Kiryienka and Postlberger closed to 5 seconds with just 5km to go, but then with 4.5km to go Alaphilippe dropped Moscon who simply cracked. Alaphilippe was left alone out front now and with 3km to go he powered onwards in the hope of claiming a solo victory with Vasil Kiryienka in pursuit. With 1km remaining Alaphilippe had been caught though and the race finally headed to a bunch sprint. Chris Juul Jensen of Denmark made one final attack but with 500m to go he was swept up.

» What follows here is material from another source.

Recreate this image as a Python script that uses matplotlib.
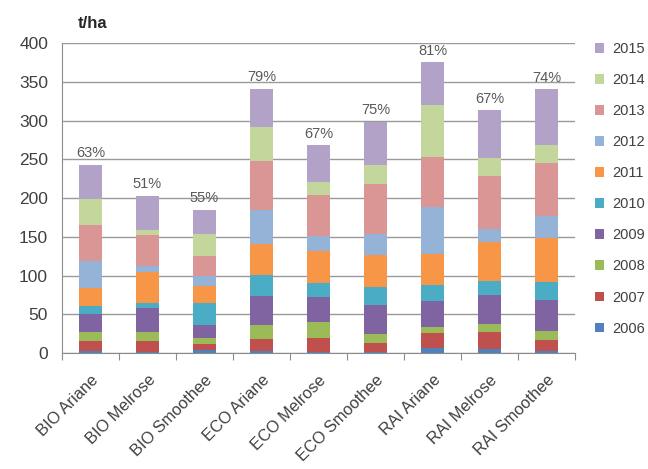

The Italians led out the sprint then but with Matthews, van Avermaet, Sagan, Kristoff, Gaviria and co all there it was anyone’s race. Suddenly out of nowhere Sagan launched onto third wheel behind Alexander Kristoff. Into the sprint Kristoff made his move and looked like he might have done enough to take the win for Norway, but Sagan then dug deep in the final 100m to draw alongside Kristoff. It looked like race over for Kristoff but the Norwegian found something to keep his challenge up. Ultimately only a throw of the bike right at the end could separate the two and confirm that Peter Sagan had taken his third world title by a quarter of a wheel. Kristoff took second and Michael Matthews could only bang the handlebars in frustration as he took third. Matteo Trentin of Italy and Ben Swift of Great Britain completed the top five.
Dion Smith was the only Kiwi to cross the finish line, finishing in a group that contained Ryan Mullen, Ariel Richeze and Jean-Pierre Drucker.